WHAT THIS TASK INVOLVES.
Repeat the lines exactly from the line that contains "Output the Python" through the line that contains "import matplotlib.pyplot as plt"; leave images out and add nothing.

A run of records

________________________

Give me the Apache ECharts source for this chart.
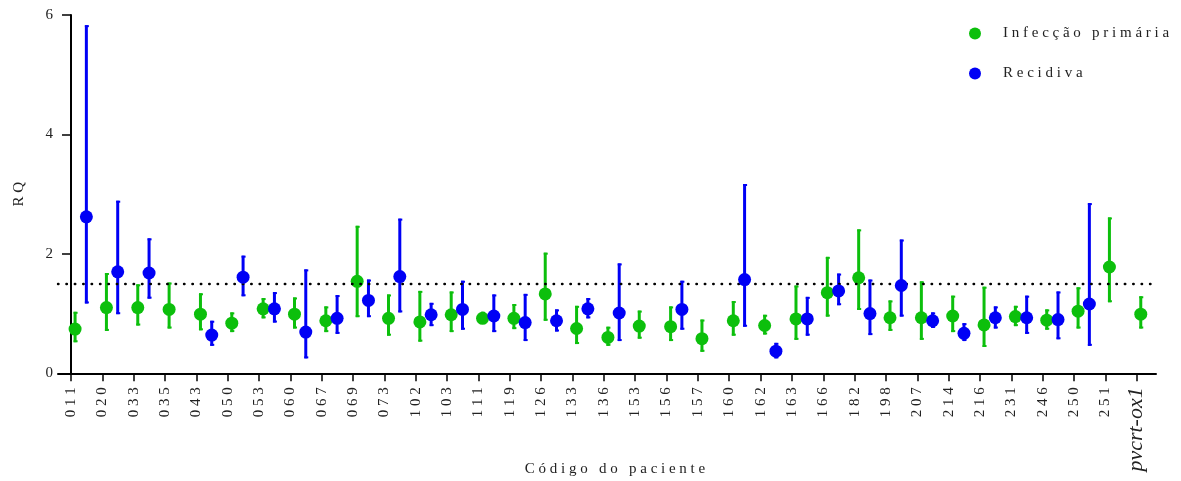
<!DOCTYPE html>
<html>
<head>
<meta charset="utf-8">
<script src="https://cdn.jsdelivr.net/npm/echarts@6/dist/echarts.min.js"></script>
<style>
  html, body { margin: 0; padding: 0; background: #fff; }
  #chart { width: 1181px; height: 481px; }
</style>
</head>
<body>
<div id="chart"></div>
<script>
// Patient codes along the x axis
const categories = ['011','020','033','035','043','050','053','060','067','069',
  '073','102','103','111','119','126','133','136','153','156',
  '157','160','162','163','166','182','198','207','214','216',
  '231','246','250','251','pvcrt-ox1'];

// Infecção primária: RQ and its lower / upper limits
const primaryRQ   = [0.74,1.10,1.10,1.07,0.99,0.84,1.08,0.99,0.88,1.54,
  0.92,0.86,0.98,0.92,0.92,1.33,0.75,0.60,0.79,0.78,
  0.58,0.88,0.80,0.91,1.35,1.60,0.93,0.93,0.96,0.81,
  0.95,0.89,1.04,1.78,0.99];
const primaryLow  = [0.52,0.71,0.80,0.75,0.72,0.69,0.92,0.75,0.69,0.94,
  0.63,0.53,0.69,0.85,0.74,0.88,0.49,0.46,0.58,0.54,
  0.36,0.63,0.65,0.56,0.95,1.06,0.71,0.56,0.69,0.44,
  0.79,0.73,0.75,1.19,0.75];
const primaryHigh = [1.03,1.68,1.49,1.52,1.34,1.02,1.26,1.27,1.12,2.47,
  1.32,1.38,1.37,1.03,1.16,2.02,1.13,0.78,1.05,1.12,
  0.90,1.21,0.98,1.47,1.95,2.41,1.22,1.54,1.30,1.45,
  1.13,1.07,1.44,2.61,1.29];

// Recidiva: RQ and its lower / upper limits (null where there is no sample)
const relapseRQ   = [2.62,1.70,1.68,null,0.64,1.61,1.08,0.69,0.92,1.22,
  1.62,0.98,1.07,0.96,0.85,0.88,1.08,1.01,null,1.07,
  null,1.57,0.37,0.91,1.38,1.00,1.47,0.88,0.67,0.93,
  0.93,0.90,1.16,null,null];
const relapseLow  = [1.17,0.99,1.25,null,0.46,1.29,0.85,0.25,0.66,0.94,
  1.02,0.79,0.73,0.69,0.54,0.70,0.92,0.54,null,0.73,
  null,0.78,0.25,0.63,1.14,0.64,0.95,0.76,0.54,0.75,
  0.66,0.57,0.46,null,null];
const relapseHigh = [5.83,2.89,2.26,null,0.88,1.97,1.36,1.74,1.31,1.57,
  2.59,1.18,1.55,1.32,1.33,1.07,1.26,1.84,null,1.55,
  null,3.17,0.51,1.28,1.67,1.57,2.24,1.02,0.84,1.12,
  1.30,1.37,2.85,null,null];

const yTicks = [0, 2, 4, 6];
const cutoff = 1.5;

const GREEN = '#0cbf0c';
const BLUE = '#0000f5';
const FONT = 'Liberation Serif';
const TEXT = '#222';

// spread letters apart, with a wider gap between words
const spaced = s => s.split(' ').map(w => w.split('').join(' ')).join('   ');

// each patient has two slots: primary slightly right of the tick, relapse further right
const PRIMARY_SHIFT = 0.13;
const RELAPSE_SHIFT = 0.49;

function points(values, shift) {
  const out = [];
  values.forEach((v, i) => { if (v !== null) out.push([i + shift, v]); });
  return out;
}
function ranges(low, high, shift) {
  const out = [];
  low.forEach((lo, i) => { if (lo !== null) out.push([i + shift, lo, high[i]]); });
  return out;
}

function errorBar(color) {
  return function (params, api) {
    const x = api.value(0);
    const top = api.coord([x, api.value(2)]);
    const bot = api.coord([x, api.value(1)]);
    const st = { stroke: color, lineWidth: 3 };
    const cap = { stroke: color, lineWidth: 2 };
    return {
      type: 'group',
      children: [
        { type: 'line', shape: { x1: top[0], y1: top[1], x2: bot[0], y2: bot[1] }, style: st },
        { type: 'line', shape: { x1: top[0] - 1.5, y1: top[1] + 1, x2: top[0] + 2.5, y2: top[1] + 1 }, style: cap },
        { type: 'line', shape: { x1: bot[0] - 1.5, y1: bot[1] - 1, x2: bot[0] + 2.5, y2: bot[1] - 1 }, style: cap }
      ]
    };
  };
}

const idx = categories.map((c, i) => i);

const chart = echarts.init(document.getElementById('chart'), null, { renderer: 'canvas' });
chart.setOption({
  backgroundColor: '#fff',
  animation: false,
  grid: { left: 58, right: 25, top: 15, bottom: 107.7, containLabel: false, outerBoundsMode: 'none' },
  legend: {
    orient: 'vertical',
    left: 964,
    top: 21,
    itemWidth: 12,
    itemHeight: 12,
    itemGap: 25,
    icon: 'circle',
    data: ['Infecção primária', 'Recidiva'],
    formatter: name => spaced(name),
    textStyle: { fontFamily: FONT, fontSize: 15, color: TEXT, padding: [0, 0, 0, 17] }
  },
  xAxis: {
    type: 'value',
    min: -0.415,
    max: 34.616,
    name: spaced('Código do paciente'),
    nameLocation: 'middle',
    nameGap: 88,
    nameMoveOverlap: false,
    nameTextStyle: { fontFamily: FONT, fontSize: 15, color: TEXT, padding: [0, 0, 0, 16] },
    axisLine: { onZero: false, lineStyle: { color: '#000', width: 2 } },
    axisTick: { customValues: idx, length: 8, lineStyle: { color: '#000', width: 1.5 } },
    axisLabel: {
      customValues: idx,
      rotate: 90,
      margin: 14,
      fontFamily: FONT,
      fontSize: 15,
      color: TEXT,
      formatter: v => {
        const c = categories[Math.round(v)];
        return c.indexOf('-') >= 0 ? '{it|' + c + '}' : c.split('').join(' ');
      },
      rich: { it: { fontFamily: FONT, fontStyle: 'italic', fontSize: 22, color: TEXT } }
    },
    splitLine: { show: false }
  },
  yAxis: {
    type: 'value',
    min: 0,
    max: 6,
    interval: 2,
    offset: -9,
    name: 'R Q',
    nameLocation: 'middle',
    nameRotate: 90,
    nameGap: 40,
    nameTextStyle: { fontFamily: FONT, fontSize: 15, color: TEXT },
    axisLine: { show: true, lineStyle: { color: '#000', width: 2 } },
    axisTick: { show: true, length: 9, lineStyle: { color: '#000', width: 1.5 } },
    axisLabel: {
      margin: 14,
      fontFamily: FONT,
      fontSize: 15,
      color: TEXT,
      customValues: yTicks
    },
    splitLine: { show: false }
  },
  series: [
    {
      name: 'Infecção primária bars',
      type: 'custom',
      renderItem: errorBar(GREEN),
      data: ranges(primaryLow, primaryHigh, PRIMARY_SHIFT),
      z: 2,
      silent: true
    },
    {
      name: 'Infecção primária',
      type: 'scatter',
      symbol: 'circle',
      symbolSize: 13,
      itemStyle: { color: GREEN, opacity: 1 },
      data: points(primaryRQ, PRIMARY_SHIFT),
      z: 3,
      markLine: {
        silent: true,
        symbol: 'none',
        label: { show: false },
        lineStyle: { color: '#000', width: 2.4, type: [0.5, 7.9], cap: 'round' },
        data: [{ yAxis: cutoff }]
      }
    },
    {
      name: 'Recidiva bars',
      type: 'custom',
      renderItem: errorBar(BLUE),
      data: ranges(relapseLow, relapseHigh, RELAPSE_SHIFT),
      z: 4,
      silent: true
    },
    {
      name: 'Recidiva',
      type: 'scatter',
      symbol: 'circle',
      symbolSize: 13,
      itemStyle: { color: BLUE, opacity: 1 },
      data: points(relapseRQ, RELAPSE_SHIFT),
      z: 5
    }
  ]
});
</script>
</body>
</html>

________________________

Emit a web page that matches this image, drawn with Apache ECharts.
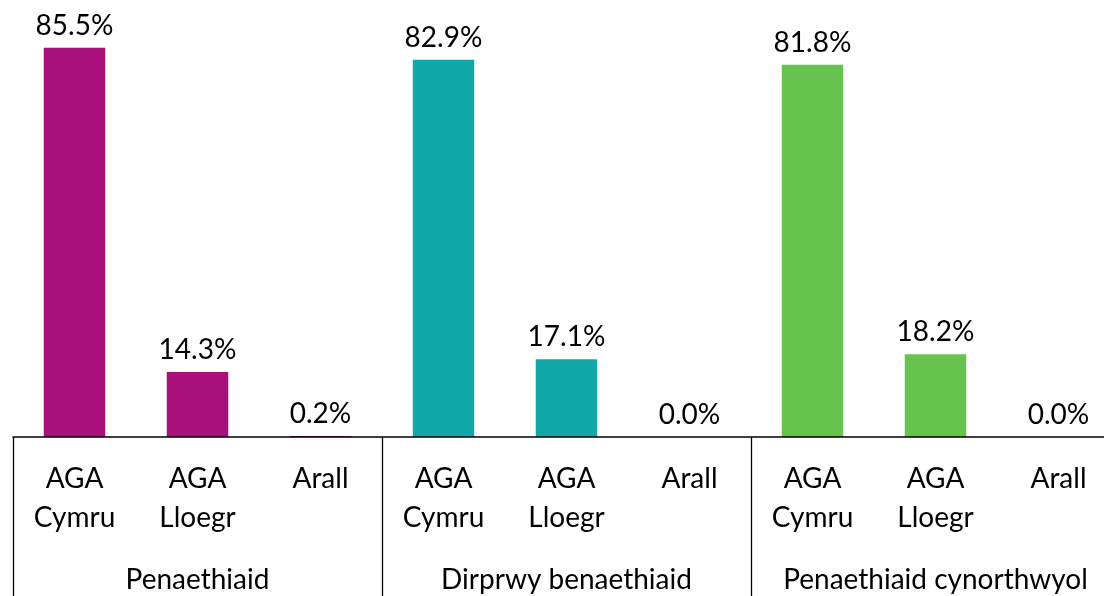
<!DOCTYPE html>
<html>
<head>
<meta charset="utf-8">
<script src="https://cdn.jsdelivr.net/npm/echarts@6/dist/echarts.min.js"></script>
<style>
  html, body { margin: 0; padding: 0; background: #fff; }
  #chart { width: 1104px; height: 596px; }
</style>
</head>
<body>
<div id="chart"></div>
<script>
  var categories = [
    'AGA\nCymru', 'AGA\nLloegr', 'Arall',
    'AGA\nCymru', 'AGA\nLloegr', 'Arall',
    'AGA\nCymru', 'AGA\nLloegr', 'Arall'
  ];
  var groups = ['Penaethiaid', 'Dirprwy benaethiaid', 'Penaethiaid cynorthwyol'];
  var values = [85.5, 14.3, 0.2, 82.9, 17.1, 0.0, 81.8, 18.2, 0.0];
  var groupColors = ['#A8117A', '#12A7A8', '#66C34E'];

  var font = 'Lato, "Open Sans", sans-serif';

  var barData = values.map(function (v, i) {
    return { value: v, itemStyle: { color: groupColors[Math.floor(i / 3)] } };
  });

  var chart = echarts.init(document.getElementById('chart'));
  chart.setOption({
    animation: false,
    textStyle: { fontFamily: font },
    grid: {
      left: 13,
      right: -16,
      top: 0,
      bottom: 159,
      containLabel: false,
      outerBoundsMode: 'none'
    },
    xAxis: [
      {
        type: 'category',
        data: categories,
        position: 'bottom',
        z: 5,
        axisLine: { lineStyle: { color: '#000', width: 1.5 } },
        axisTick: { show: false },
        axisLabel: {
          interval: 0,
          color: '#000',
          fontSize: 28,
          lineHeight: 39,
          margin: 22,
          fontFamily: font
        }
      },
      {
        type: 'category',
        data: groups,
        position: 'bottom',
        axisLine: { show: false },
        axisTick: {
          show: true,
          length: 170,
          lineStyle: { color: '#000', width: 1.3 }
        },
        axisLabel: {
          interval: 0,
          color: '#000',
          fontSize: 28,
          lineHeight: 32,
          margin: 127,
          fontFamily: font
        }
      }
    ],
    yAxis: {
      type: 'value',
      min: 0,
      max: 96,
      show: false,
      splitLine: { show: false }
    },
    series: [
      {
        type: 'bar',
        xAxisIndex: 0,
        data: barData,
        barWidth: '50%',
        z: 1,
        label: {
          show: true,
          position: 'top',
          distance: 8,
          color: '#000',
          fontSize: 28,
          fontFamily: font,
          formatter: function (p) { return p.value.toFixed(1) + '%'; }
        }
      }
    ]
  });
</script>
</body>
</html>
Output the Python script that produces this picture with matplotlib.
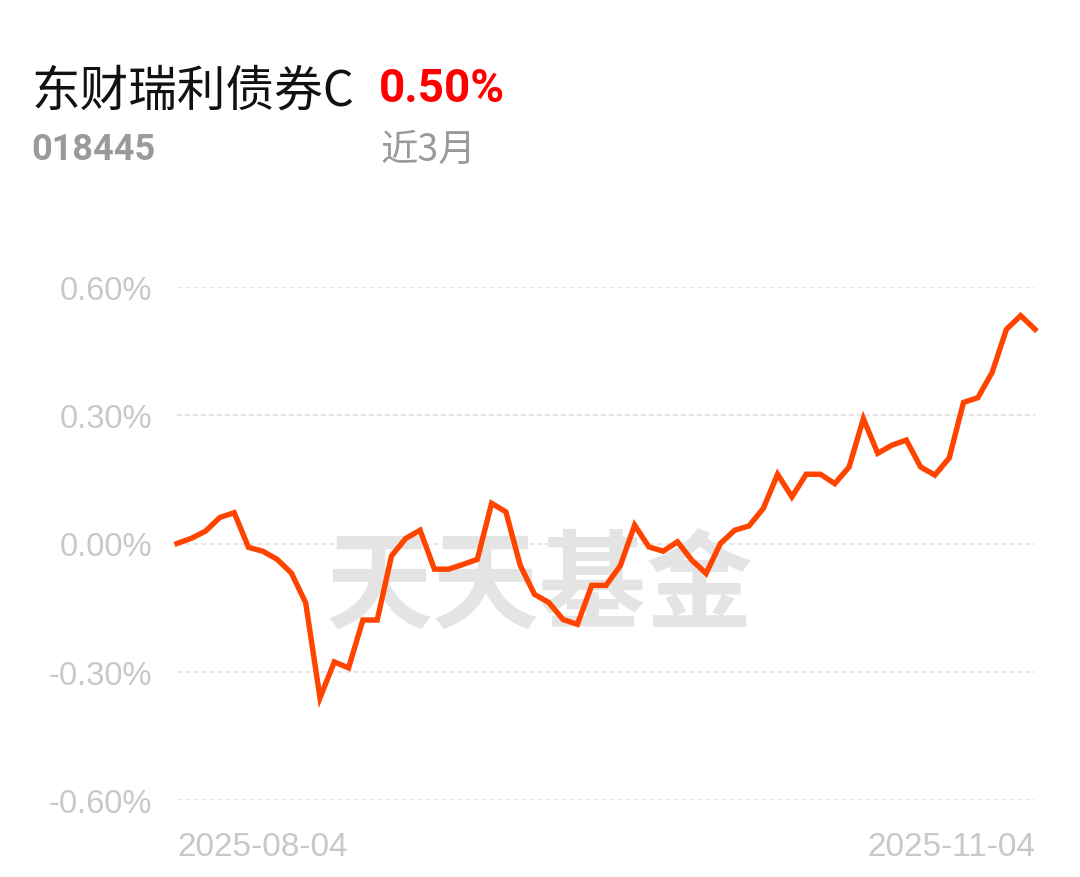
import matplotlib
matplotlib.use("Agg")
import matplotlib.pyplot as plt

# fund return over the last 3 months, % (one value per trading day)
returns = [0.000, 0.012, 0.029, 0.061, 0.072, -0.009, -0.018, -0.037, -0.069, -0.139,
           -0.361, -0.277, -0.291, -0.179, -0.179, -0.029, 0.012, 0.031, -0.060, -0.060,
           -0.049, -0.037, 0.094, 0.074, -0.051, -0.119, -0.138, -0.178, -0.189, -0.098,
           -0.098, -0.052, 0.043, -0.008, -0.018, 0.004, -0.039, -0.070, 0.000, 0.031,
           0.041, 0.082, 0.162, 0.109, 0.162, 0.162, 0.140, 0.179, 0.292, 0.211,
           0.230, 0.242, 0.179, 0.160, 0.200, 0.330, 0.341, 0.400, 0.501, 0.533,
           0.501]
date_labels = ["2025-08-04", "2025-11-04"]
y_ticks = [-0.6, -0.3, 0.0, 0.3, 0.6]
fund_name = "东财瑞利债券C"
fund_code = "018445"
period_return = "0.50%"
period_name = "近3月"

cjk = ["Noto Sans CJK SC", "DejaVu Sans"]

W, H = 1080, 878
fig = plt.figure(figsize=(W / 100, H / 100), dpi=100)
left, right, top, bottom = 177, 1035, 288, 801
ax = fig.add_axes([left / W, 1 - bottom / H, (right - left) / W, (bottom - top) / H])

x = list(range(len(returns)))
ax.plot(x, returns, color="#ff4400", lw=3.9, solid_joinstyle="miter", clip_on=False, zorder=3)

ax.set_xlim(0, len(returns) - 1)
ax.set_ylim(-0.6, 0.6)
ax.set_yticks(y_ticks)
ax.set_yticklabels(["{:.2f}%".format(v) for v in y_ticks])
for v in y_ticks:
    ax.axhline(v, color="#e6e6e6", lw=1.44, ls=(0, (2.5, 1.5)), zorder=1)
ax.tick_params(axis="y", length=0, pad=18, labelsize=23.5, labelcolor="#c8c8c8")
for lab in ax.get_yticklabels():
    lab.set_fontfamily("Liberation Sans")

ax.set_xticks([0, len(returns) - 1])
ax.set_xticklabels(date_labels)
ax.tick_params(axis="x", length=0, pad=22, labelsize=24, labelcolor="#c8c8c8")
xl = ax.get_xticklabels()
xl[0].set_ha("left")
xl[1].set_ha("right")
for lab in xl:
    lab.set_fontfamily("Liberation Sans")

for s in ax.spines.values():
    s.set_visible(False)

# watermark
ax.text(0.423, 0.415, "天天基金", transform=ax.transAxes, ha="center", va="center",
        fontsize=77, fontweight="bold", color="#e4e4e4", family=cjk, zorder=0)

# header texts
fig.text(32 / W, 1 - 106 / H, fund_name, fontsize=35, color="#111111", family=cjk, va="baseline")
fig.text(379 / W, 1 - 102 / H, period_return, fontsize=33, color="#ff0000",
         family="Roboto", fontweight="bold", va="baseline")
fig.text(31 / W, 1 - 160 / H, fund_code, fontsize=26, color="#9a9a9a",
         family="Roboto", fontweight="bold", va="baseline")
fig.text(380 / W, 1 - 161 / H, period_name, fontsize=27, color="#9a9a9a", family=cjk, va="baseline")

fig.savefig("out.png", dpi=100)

________________________

THE SOLUTION.
Output the Python script that produces this picture with matplotlib.
import matplotlib
matplotlib.use("Agg")
import matplotlib.pyplot as plt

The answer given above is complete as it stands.